This is the order one must use for both the definition and the function call. Though, in the function call, you can do things like foo(c = 1, ae = 3, b = 2). That is, the order of the arguments can be jumbled by supplying them keyword arguments.
It may seem silly to ask, but, Vaughn Cato's comment to my answer allows me to pass the argumenta as required, and python does not give any error. So, shall I modify your answer like: In Python, In function calls, you are not allowed to put arguments which have a default parameter before positional arguments. But, you are allowed to do so in function definition ?
@GodMan The "default values" part is a red herring.
Commenting for @bal: When calling the function, keyword arguments come after *args and such to avoid the "Positional argument before keyword argument" error.
4

I think we should make the distinction of default values vs. passing in arbitrary arguments/key-value pairs. The behaviour without default values is the same:

def f(ae,*args, **kwargs):
    print 'ae     = ', ae
    print 'args   = ', args
    print 'kwargs = ', kwargs

The way we have written this means that the first argument passed into f in the tuple args, that is f(1,2,3,a=1,b=2) (the sequence goes explicit arguments, *args, **kwargs.) Here: ae = 1, args = (2,3), kwargs = {'a': 1, 'b': 2}.

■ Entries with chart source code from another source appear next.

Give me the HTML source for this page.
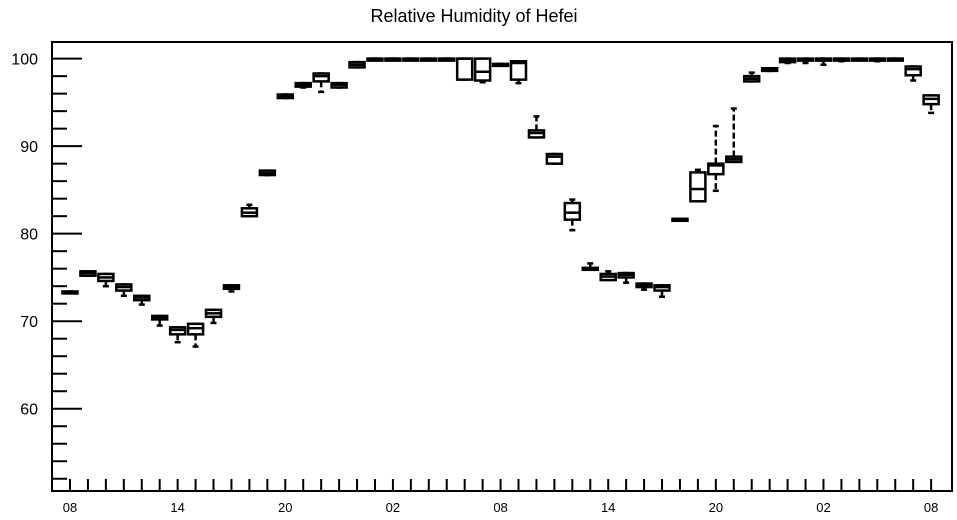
<!DOCTYPE html>
<html><head><meta charset="utf-8"><style>
body{margin:0;background:#fff;}
svg{display:block;font-family:"Liberation Sans",Arial,sans-serif;}
</style></head><body>
<svg id="chart" width="957" height="520">
<text x="474" y="22" text-anchor="middle" font-size="18">Relative Humidity of Hefei</text>
<g id="axes"></g><g id="boxes"></g>
<rect x="52" y="42" width="900" height="449" fill="none" stroke="#000" stroke-width="2"/>
</svg>
<script>
const hours = ["08","09","10","11","12","13","14","15","16","17","18","19","20","21","22","23","00","01","02","03","04","05","06","07","08","09","10","11","12","13","14","15","16","17","18","19","20","21","22","23","00","01","02","03","04","05","06","07","08"];
const medians = [73.3,75.5,75.0,73.9,72.7,70.4,69.0,69.2,70.9,73.9,82.4,86.9,95.7,97.0,98.0,97.0,99.3,100,100,100,100,100,100,98.5,99.3,99.5,91.5,88.8,82.4,76.0,75.1,75.3,74.1,73.9,81.6,85.1,87.8,88.5,97.7,98.75,99.8,99.9,100,100,100,100,100,98.8,95.4];
const q1 = [73.2,75.2,74.6,73.5,72.4,70.2,68.5,68.5,70.5,73.7,82.0,86.7,95.5,96.8,97.4,96.7,99.0,99.9,99.9,99.9,99.9,99.9,97.6,97.5,99.2,97.6,91.0,88.0,81.6,75.9,74.7,75.0,73.9,73.5,81.5,83.7,86.8,88.2,97.4,98.6,99.6,99.8,99.9,99.9,99.9,99.9,99.9,98.1,94.8];
const q3 = [73.4,75.7,75.4,74.2,72.9,70.6,69.3,69.7,71.3,74.1,82.9,87.2,95.9,97.2,98.3,97.2,99.6,100,100,100,100,100,100,100,99.4,99.7,91.8,89.1,83.5,76.1,75.4,75.5,74.3,74.1,81.7,87.0,88.0,88.8,98.0,98.9,100,100,100,100,100,100,100,99.1,95.8];
const mins = [73.2,75.2,74.0,72.9,71.9,69.5,67.6,67.1,69.8,73.4,82.0,86.7,95.5,96.7,96.2,96.7,99.0,99.9,99.9,99.9,99.9,99.9,97.6,97.3,99.2,97.2,91.0,88.0,80.4,75.9,74.7,74.4,73.6,72.8,81.5,84.0,84.9,88.2,97.4,98.6,99.5,99.5,99.3,99.7,99.9,99.7,99.9,97.5,93.8];
const maxs = [73.4,75.7,75.4,74.2,72.9,70.6,69.3,69.7,71.3,74.1,83.3,87.2,95.9,97.2,98.3,97.2,99.6,100,100,100,100,100,100,100,99.4,99.7,93.4,89.1,83.9,76.6,75.7,75.5,74.3,74.1,81.7,87.3,92.3,94.3,98.4,98.9,100,100,100,100,100,100,100,99.1,95.8];
const yTicks = [60,70,80,90,100];
const xLabels = ["08","14","20","02","08","14","20","02","08"];

const NS="http://www.w3.org/2000/svg";
const L=52,R=952,T=42,B=491;
const yMin=50.6,yMax=101.9;
function ys(v){return B-(v-yMin)/(yMax-yMin)*(B-T);}
function xs(i){return 70+i*17.94;}
function mk(tag,attrs,parent){const e=document.createElementNS(NS,tag);for(const k in attrs)e.setAttribute(k,attrs[k]);parent.appendChild(e);return e;}
const ax=document.getElementById('axes'),bx=document.getElementById('boxes');
for(let v=52;v<=101;v+=2){
  const major=v%10===0;
  const t=mk('line',{x1:L,x2:L+(major?30:15),y1:ys(v),y2:ys(v),stroke:'#000','stroke-width':2},ax);
  
  
}
yTicks.forEach(v=>{
  const t=mk('text',{x:38,y:ys(v)+6,'text-anchor':'end','font-size':16},ax);
  t.textContent=v;
  
  
});
for(let i=0;i<hours.length;i++){
  const t=mk('line',{x1:xs(i),x2:xs(i),y1:B,y2:B-12,stroke:'#000','stroke-width':2},ax);
  
  
}
xLabels.forEach((s,k)=>{
  const t=mk('text',{x:xs(k*6),y:512,'text-anchor':'middle','font-size':13},ax);
  t.textContent=s;
  
  
});
const hw=7.5;
medians.forEach((m,i)=>{
  const g=mk('g',{stroke:'#000','stroke-width':2.5,fill:'none'},bx);
  
  
  const x=xs(i);
  mk('line',{x1:x,x2:x,y1:ys(q3[i]),y2:ys(maxs[i]),'stroke-dasharray':'6,3'},g);
  mk('line',{x1:x,x2:x,y1:ys(q1[i]),y2:ys(mins[i]),'stroke-dasharray':'6,3'},g);
  mk('line',{x1:x-3,x2:x+3,y1:ys(maxs[i]),y2:ys(maxs[i])},g);
  mk('line',{x1:x-3,x2:x+3,y1:ys(mins[i]),y2:ys(mins[i])},g);
  const y3=ys(q3[i]),y1=ys(q1[i]);
  mk('rect',{x:x-hw,y:y3,width:2*hw,height:Math.max(y1-y3,2),fill:'#fff'},g);
  mk('line',{x1:x-hw,x2:x+hw,y1:ys(m),y2:ys(m)},g);
});
</script>
</body></html>
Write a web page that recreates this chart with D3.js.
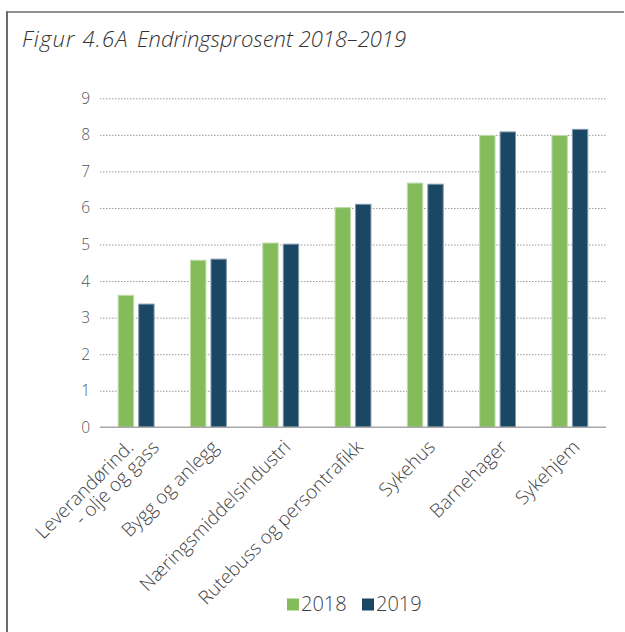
<!DOCTYPE html>
<html>
<head>
<meta charset="utf-8">
<script src="https://cdn.jsdelivr.net/npm/d3@7"></script>
<style>
  html, body { margin: 0; padding: 0; background: #fff; }
  svg { display: block; font-family: "Open Sans", "Noto Sans", sans-serif; }
</style>
</head>
<body>
<svg id="chart" width="625" height="632"></svg>
<script>
// Endringsprosent 2018–2019 per bransje
const categories = [
  "Leverandørind.\n- olje og gass",
  "Bygg og anlegg",
  "Næringsmiddelsindustri",
  "Rutebuss og persontrafikk",
  "Sykehus",
  "Barnehager",
  "Sykehjem"
];
const seriesNames = ["2018", "2019"];
const values2018 = [3.61, 4.57, 5.04, 6.01, 6.68, 7.98, 7.98];
const values2019 = [3.37, 4.60, 5.01, 6.10, 6.65, 8.08, 8.15];
const yTicks = [0, 1, 2, 3, 4, 5, 6, 7, 8, 9];
const figureNo = "Figur 4.6A";
const title = "Endringsprosent 2018–2019";

const colors = { "2018": "#84bc5c", "2019": "#1a4764" };
const strokes = { "2018": "#bcdca6", "2019": "#8199aa" };

const svg = d3.select("#chart");

// frame: top and left rule
svg.append("line").attr("x1", 6).attr("x2", 624).attr("y1", 12).attr("y2", 12)
  .attr("stroke", "#6b6b6b").attr("stroke-width", 1.5);
svg.append("line").attr("x1", 7).attr("x2", 7).attr("y1", 11.25).attr("y2", 632)
  .attr("stroke", "#6b6b6b").attr("stroke-width", 2);

// heading: figure number, then title
const heading = svg.append("g")
  .attr("font-size", 22).attr("font-style", "italic").attr("font-weight", 300)
  .attr("fill", "#333");
heading.append("text").attr("x", 22).attr("y", 47)
  .attr("letter-spacing", 1.2).text(figureNo);
heading.append("text").attr("x", 137).attr("y", 47).text(title);

const plotLeft = 100, plotRight = 606, plotTop = 98.3, plotBottom = 427.3;

const y = d3.scaleLinear().domain([0, 9]).range([plotBottom, plotTop]);
const x0 = d3.scaleBand().domain(categories).range([plotLeft, plotRight])
  .paddingInner(0.49).paddingOuter(0.245);
const x1 = d3.scaleBand().domain(seriesNames).range([0, x0.bandwidth()])
  .paddingInner(0.2);

// gridlines + y tick labels
const yAxis = svg.append("g")
  .attr("transform", `translate(${plotLeft},0)`)
  .call(d3.axisLeft(y).tickValues(yTicks).tickSize(-(plotRight - plotLeft)).tickPadding(10));
yAxis.select(".domain").remove();
yAxis.selectAll(".tick line")
  .attr("stroke", "#9a9a9a").attr("stroke-width", 1).attr("stroke-dasharray", "1.5,1.5")
  .filter(d => d === 0).remove();
yAxis.selectAll(".tick text")
  .attr("font-size", 15.5).attr("fill", "#555").attr("font-family", "'Open Sans', sans-serif")
  .attr("font-weight", 300);

// bars
const rows = categories.map((c, i) => ({ cat: c, vals: [
  { key: "2018", v: values2018[i] },
  { key: "2019", v: values2019[i] }
]}));

const groups = svg.append("g").selectAll("g").data(rows).join("g")
  .attr("transform", d => `translate(${x0(d.cat)},0)`);
groups.selectAll("rect").data(d => d.vals).join("rect")
  .attr("x", d => x1(d.key) + 0.5)
  .attr("width", x1.bandwidth() - 1)
  .attr("y", d => y(d.v))
  .attr("height", d => y(0) - y(d.v))
  .attr("fill", d => colors[d.key])
  .attr("stroke", d => strokes[d.key])
  .attr("stroke-width", 1);

// baseline
svg.append("line").attr("x1", plotLeft).attr("x2", plotRight).attr("y1", y(0)).attr("y2", y(0))
  .attr("stroke", "#a8a8a8").attr("stroke-width", 1.5);

// rotated category labels, hung from the group centre
const labels = svg.append("g").selectAll("g").data(categories).join("g")
  .attr("transform", d => `translate(${x0(d) + x0.bandwidth() / 2},${plotBottom}) rotate(-45)`);
labels.each(function (d) {
  const lines = d.split("\n");
  const t = d3.select(this).append("text")
    .attr("text-anchor", "end")
    .attr("font-size", 19).attr("font-weight", 300).attr("fill", "#3f3f3f");
  if (lines.length === 1) {
    t.append("tspan").attr("x", -7).attr("y", 22.5).text(lines[0]);
  } else {
    t.append("tspan").attr("x", -16).attr("y", 14).text(lines[0]);
    t.append("tspan").attr("x", 2).attr("y", 32).text(lines[1]);
  }
});

// legend
const legend = svg.append("g");
const legendX = [287, 362];
seriesNames.forEach((s, i) => {
  legend.append("rect").attr("x", legendX[i]).attr("y", 598.5)
    .attr("width", 12).attr("height", 12).attr("fill", colors[s]);
  legend.append("text").attr("x", legendX[i] + 14).attr("y", 611)
    .attr("font-size", 20).attr("font-weight", 300).attr("fill", "#3f3f3f").text(s);
});
</script>
</body>
</html>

If we try to pass in f(1,2,3,a=1,ae=3) we are thrown a TypeError: f() got multiple values for keyword argument 'ae', since the value of ae is attempted to be changed twice.

.

One way around this is to only set ae when it is explicitly prescribed, we could (after the def line):

def g(*args, **kwargs):
    kwargs, kwargs_temp = {"ae": 9}, kwargs
    kwargs.update(kwargs_temp) #merge kwargs into default dictionary

and this time g(1,2,3,a=1,ae=3) sets args=(1,2,3), kwargs={a=1,ae=3}.

However, I suspect this is not best practice...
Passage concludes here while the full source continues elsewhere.